No tempo imediatamente após a revolução democrática de 1974, a rádio não passava fados, porque tinham o estigma de canção do regime de Salazar.
Carlos do Carmo, com autoridade de militante das esquerdas e reconhecido pelo público como artista de eleição, renovou os públicos do fado que hoje é um género cultivado pelos mais novos. Essa militância de Carlos do Carmo pelo fado também mobilizou novos compositores e poetas, que ele encorajou e acarinhou, também novos intérpretes, foi assim que surgiram e estão a impor-se os fadistas das novas gerações, Carminho, Ana Moura, Camané, António Zambujo, Mafalda Arnauth, Marisa, Mísia, Ricardo Ribeiro, Cuca Roseta, Kátia Guerreiro, tantos.
A militância de Carlos do Carmo pelo fado também foi determinante para levar a UNESCO a reconhecer o fado como património imaterial da humanidade.
É com este espírito que Carlos do Carmo sonhou e concretizou o Museu do Fado, no sopé da colina do carismático bairro lisboeta de Alfama, como memória da história do fado e, ao mesmo tempo uma verdadeira escola de fadistas para o futuro.
Carlos do Carmo tinha-se despedido dos palcos a 19 de Novembro de 2019, com um concerto, com a ampla sala a abarrotar, no Coliseu dos Recreios, em Lisboa, no mesmo dia em foi condecorado pelo primeiro-ministro António Costa com a Medalha de Mérito Cultural pelo seu “inestimável contributo” para a música portuguesa.
Essa despedida dos palcos forçada pela degradação de saúde, com vários problemas cardiovasculares aos 80 anos de idade e 56 de carreira, não foi, contudo, uma despedida do fado, já que Carlos do Carmo continuou o seu trabalho, tendo pronto o novo disco, que irá ser editado proximamente. O título E Ainda..., sugere a ideia de tempo suplementar. Sabe-se que neste disco Carlos do Carmo canta grandes poetas portugueses:Herberto Helder, Sophia de Mello Breyner Andresen, Hélia Correia, Júlio Pomar e Jorge Palma, nomes que junta aos inúmeros poetas do seu repertório.Este E Ainda… será já, pois, um disco póstumo, mas a celebrar uma carreira de mais de meio século em palco e em cena, aplaudida em Portugal e um pouco por todo o mundo, cantou no Olympia e no Auditório Nacional, em Paris, no Le Carré, em Amesterdão, no Place des Arts, em Montreal, no Canadá, nas óperas de Frankfurt e de Wiesbaden, na Alemanha, no “Canecão”, no Rio de Janeiro, e no Memorial da América Latina, em São Paulo, no Brasil, no Royal Albert Hall, em Londres, entre tantas outras salas.

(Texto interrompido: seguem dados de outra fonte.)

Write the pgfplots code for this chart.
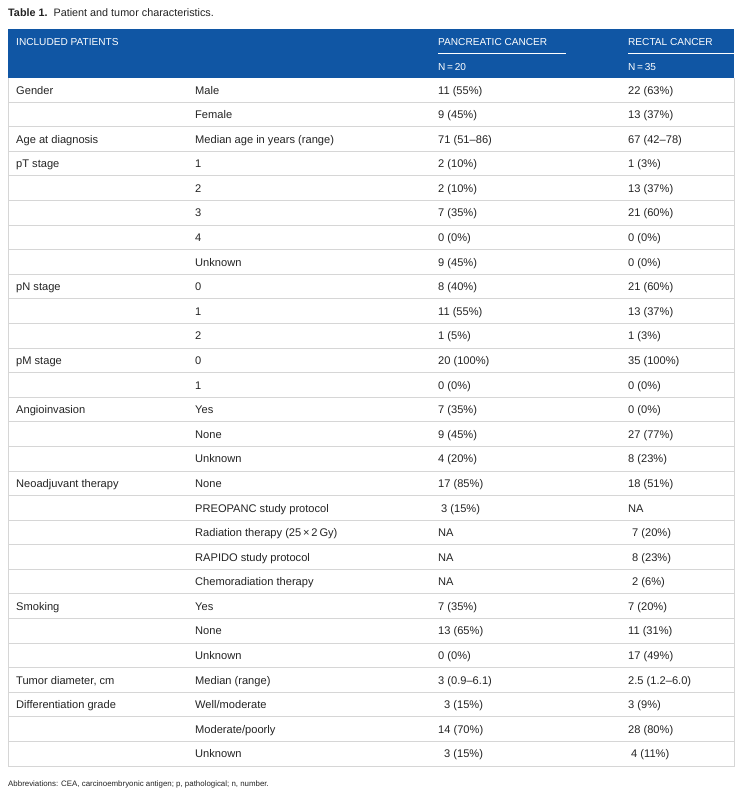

Source: José Goulão, Wikimedia CC-by-SA-2.0
Todas as canções de Carlos do Carmo são sempre marcantes. Uma delas, Menina e Moça, transformou-se em hino de Lisboa. Fica bem a Lisboa, ficará sempre bem a Lisboa este Lisboa, menina e moça. É a Garota de Ipanema lisboeta. Fica bem cantada por velhos e novos. Fica bem tocada clássica – guitarra e viola, xaile negro, voz pungente e olhos cerrados - e fica bem com arranjos de jazz, outfit avant garde e voz murmurante. É uma canção elegante. Marcante. Forte. Poderosa. E diz tanto a quem tenha crescido nas ruas da Mouraria e tenha vivido uma Lisboa fechada para o mundo como diz tanto a quem tenha acabado de aterrar na Lisboa cosmopolita que antes da COVID-19 se enchia com turistas.
Lisboa no meu amor deitada
Cidade por minhas mãos despida
Lisboa menina e moça amada
Cidade mulher da minha vida
Cidade por minhas mãos despida
Lisboa menina e moça amada
Cidade mulher da minha vida
Está decretado um dia de luto nacional para esta segunda-feira, 4, que é também o dia do seu funeral. As cerimónias fúnebres terão lugar em Lisboa, na Basílica da Estrela. O velório terá início às 9h, com missa de corpo presente pelas 14h.